Governor Snyder and others oppose Proposal 2 on the grounds that it will ultimately end up costing the state, and in turn the tax-payers, money. The Governor claims, “the passage of Proposal 2 would be devastating for the state [because it will] cause massive uncertainty and potentially much higher costs to the public sector, which will come out of taxes in some fashion.” The Governor and others are concerned that Proposal 2 will have the effect of invalidating dozens of state and local laws relating to workplace hours and conditions. The elimination of these laws already on the books will cause confusion, manifesting itself in increased costs.
Many see Proposal 2 as a response to the Public Act 4, a recently enacted Michigan law which allows the Governor to identify cities experiencing financial crises and appoint an emergency manager to usurp local governance in an effort to save the city from financial collapse.

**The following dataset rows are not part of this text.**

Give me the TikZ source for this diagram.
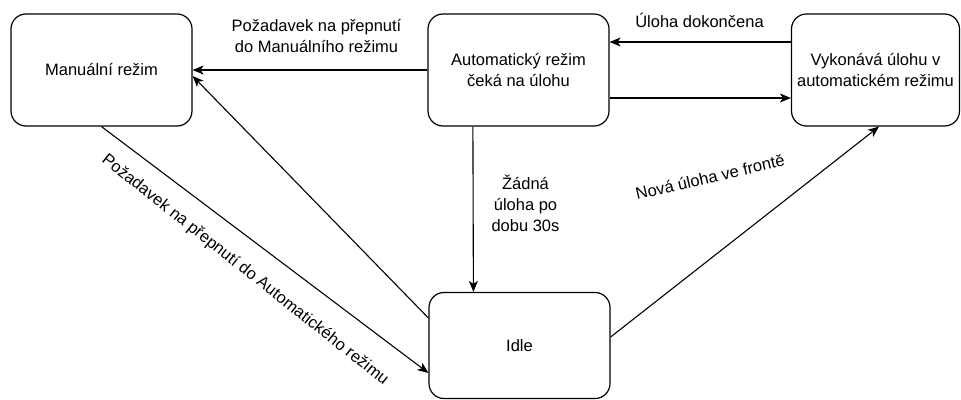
\documentclass[tikz,border=0pt]{standalone}
\usepackage{fontspec}
\setmainfont{Liberation Sans}
\usetikzlibrary{arrows.meta}
\begin{document}
\begin{tikzpicture}[x=1pt,y=-1pt,
  state/.style={draw, line width=1.2pt, rounded corners=15pt, align=center, inner sep=0pt},
  lbl/.style={align=center, inner sep=0pt},
  conn/.style={line width=1.1pt, -{Stealth[length=11pt,width=9pt,inset=3pt]}},
  every node/.style={font=\fontsize{16.5}{21}\selectfont}]
\useasboundingbox (0,0) rectangle (961,399);
\node[state, minimum width=181pt, minimum height=112pt] (man) at (101.5,70) {Manuální režim};
\node[state, minimum width=181pt, minimum height=112pt] (auto) at (518.5,70) {Automatický režim\\čeká na úlohu};
\node[state, minimum width=168pt, minimum height=112pt] (vyk) at (875.5,70) {Vykonává úlohu v\\automatickém režimu};
\node[state, minimum width=181pt, minimum height=106pt] (idle) at (519.5,345.5) {Idle};

\draw[conn] (auto.west) -- (man.east);
\draw[conn] ([yshift=28pt]vyk.west) -- ([yshift=28pt]auto.east);
\draw[conn] ([yshift=-28pt]auto.east) -- ([yshift=-28pt]vyk.west);
\draw[conn] ([xshift=45.5pt]auto.south west) -- ([xshift=45pt]idle.north west);
\draw[conn] ([yshift=27.5pt]idle.west) -- ([yshift=-6pt]man.east);
\draw[conn] (man.south) -- ([yshift=-27.5pt]idle.west);
\draw[conn] ([yshift=8.5pt]idle.east) -- ([xshift=3.5pt]vyk.south);

\node[lbl] (l1) at (316.5,36) {Požadavek na přepnutí\\do Manuálního režimu};
\node[lbl] (l2) at (699.5,20) {Úloha dokončena};
\node[lbl] (l3) at (525.5,203) {Žádná\\úloha po\\dobu 30s};
\node[lbl, rotate=13] (l4) at (710,177) {Nová úloha ve frontě};
\node[lbl, rotate=-38.4] (l5) at (245,270) {Požadavek na přepnutí do Automatického režimu};
\end{tikzpicture}
\end{document}
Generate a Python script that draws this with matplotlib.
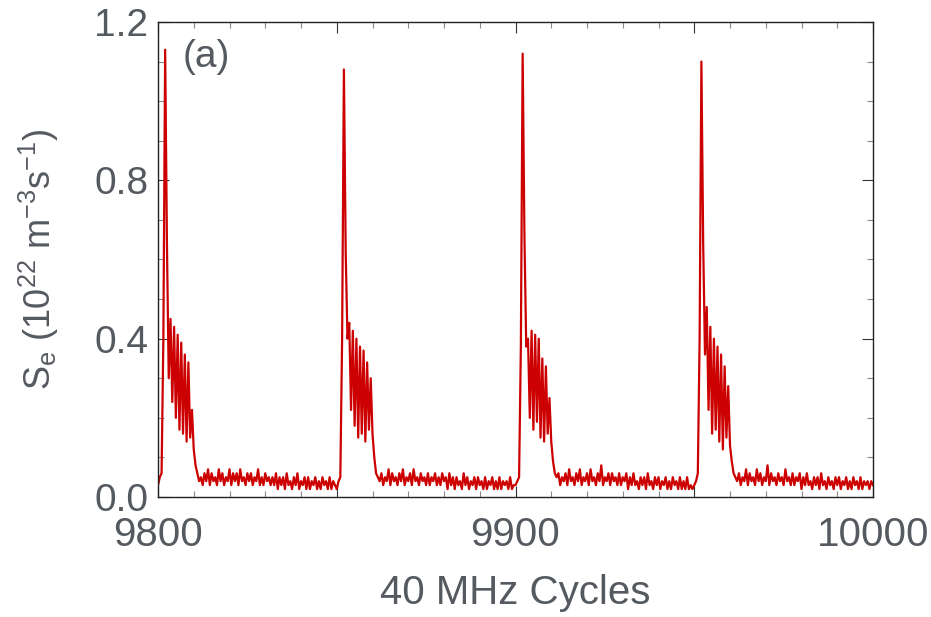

In doing so, these emergency managers have the authority to enact or invalidate local laws as well as void private contracts such as collective bargaining agreements. A constitutional amendment guaranteeing collective bargaining would likely block efforts by future emergency managers from taking such action.
Like so many other issues currently before the electorate, this proposal has become entrenched in the 2012 campaign cycle. Pollsters are predicting that the outcome of Proposal 2 will likely be pegged to the outcome of the presidential election within the state. If President Obama earns the state’s electoral votes, most predict that Proposal 2 will pass, while if Governor Romney is successful, Proposal 2 will likely fail. Michigan voters will have an opportunity to make their voices heard on this issue come November 6th.